Instruction - Count the lines in the records below that contain the word "this", and reply with only that number.

Source code of charts:
[start]
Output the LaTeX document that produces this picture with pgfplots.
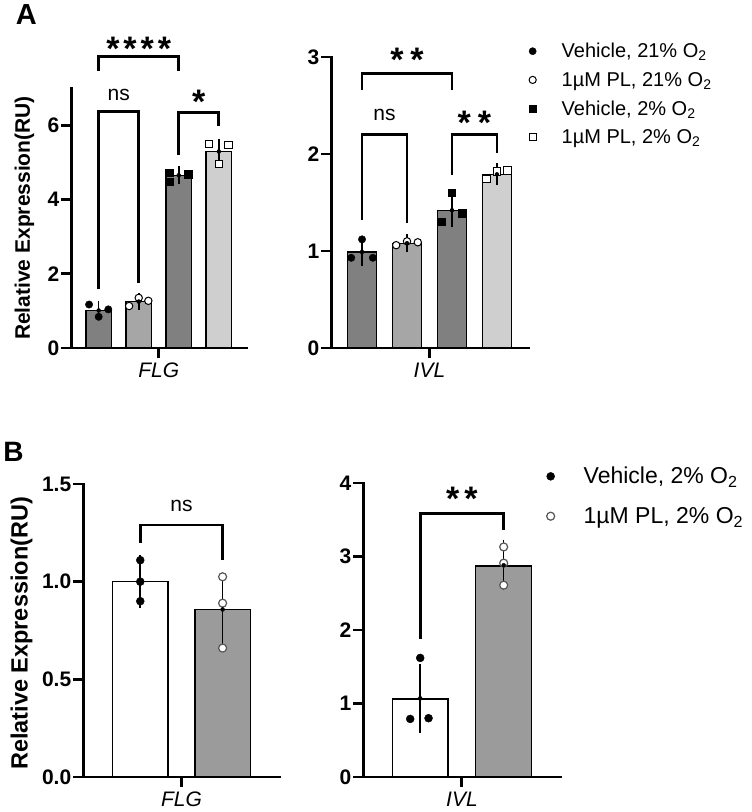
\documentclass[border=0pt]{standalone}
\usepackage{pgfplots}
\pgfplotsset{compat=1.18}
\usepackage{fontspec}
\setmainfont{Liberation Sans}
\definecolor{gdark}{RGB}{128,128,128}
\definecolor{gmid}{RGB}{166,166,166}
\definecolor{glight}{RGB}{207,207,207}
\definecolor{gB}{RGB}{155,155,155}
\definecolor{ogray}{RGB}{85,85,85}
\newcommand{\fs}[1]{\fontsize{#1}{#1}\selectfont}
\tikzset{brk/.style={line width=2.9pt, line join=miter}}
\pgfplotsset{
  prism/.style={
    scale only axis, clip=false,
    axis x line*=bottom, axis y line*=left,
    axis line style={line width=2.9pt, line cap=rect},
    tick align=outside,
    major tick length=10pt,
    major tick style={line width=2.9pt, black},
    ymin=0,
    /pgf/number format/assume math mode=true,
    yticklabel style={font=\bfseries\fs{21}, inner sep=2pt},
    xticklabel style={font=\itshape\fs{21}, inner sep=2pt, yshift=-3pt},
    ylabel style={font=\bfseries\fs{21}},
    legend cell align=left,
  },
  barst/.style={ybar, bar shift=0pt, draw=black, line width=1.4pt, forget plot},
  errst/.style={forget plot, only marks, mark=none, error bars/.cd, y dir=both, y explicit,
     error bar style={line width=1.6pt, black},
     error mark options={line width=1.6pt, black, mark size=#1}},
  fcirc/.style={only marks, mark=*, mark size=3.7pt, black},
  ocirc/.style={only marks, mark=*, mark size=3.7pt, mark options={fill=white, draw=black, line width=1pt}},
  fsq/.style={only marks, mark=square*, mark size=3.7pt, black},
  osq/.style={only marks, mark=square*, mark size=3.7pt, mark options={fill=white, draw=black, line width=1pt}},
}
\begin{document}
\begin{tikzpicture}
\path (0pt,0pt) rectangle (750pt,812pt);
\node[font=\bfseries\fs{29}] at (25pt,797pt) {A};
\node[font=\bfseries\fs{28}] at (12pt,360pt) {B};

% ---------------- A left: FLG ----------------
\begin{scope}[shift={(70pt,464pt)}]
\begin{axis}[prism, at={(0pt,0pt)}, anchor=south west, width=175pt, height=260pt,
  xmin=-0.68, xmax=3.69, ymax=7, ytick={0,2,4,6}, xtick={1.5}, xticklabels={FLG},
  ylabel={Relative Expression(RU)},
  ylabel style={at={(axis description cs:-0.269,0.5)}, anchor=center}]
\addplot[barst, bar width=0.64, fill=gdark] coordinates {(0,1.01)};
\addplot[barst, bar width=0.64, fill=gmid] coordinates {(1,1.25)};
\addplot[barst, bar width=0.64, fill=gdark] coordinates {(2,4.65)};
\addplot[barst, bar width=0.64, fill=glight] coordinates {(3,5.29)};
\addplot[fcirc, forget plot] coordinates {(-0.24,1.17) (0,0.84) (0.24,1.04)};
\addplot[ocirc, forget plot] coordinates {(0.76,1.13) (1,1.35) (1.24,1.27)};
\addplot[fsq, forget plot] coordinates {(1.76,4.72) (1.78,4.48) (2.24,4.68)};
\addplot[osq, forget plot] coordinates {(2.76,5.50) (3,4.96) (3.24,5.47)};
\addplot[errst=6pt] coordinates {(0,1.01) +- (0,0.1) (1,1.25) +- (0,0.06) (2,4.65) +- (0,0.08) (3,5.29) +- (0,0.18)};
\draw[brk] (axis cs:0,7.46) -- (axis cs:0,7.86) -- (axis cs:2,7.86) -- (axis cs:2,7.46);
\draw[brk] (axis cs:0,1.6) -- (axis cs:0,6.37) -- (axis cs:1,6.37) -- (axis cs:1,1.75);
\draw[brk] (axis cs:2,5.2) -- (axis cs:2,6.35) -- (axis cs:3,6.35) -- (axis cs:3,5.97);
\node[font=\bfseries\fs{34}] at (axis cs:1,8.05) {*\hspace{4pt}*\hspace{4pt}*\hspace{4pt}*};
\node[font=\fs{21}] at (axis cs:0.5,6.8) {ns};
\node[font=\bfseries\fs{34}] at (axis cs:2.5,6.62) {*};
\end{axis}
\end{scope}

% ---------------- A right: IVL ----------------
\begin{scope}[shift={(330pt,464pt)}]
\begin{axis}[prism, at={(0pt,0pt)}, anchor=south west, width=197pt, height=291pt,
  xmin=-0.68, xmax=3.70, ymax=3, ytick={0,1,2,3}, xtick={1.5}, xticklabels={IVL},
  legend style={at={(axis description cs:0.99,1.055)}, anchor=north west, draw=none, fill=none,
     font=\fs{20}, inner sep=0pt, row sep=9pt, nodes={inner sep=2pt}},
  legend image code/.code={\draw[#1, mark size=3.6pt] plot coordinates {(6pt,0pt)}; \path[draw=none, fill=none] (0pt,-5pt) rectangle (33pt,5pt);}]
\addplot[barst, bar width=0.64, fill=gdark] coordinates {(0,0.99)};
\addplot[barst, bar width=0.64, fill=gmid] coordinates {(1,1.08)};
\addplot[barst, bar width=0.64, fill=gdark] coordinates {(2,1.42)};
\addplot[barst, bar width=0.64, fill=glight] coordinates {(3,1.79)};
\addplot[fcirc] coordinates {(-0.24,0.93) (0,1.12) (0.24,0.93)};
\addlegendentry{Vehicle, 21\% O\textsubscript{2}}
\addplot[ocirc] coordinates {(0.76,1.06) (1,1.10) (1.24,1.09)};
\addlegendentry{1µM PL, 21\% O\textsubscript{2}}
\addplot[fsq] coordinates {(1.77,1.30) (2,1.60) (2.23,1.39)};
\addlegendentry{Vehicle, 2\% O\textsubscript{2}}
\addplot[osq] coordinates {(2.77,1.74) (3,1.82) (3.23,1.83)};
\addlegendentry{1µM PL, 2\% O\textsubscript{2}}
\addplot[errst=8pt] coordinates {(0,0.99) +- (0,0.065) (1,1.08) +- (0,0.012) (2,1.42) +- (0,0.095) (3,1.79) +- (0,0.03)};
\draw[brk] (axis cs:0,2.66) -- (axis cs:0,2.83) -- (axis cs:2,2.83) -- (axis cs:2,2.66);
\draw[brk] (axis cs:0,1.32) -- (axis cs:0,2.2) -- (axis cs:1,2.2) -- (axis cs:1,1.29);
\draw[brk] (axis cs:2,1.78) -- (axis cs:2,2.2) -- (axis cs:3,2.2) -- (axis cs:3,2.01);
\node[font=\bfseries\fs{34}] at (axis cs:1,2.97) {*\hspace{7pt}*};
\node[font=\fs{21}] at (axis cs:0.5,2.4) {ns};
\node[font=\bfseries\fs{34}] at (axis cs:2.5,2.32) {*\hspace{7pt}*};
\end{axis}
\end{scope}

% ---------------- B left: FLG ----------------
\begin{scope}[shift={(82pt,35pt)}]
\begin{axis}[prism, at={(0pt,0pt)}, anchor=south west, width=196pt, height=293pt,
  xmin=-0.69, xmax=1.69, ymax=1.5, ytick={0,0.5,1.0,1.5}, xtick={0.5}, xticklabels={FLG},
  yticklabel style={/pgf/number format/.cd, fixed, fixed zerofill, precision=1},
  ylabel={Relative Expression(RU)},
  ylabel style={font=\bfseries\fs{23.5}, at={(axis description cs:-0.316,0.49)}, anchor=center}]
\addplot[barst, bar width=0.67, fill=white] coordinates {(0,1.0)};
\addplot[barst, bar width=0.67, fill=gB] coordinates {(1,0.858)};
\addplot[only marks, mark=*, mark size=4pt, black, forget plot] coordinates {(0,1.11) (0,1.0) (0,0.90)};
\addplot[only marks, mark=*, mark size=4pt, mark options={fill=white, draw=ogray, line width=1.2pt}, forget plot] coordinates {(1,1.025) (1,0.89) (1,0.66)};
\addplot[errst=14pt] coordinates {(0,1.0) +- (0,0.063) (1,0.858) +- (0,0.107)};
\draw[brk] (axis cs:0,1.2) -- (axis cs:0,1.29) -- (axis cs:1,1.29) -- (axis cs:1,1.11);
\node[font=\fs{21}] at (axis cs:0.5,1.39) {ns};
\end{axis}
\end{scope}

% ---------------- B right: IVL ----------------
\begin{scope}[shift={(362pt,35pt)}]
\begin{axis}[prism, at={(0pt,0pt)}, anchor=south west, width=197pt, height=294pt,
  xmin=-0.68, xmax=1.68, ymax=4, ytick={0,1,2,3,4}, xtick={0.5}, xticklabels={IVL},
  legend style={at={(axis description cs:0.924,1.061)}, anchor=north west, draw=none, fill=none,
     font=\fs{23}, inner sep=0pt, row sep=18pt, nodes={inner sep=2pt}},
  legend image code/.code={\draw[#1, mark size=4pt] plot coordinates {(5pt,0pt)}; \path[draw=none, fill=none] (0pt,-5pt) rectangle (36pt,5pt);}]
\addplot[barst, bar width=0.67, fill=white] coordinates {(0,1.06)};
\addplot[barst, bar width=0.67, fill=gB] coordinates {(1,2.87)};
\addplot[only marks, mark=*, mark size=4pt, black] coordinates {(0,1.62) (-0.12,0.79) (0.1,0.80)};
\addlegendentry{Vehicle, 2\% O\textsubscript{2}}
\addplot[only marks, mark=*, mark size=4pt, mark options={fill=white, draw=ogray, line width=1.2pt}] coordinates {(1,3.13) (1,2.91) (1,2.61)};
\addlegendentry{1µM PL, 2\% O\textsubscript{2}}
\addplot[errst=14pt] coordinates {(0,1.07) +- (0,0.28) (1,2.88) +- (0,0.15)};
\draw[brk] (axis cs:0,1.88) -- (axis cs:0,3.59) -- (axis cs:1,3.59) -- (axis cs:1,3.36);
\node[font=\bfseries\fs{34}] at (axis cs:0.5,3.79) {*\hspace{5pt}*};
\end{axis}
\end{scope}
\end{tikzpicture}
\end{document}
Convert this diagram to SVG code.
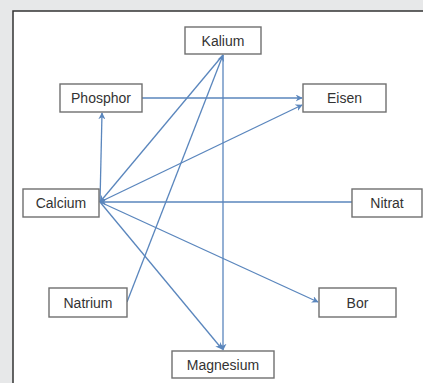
[end]
Worked solution - 2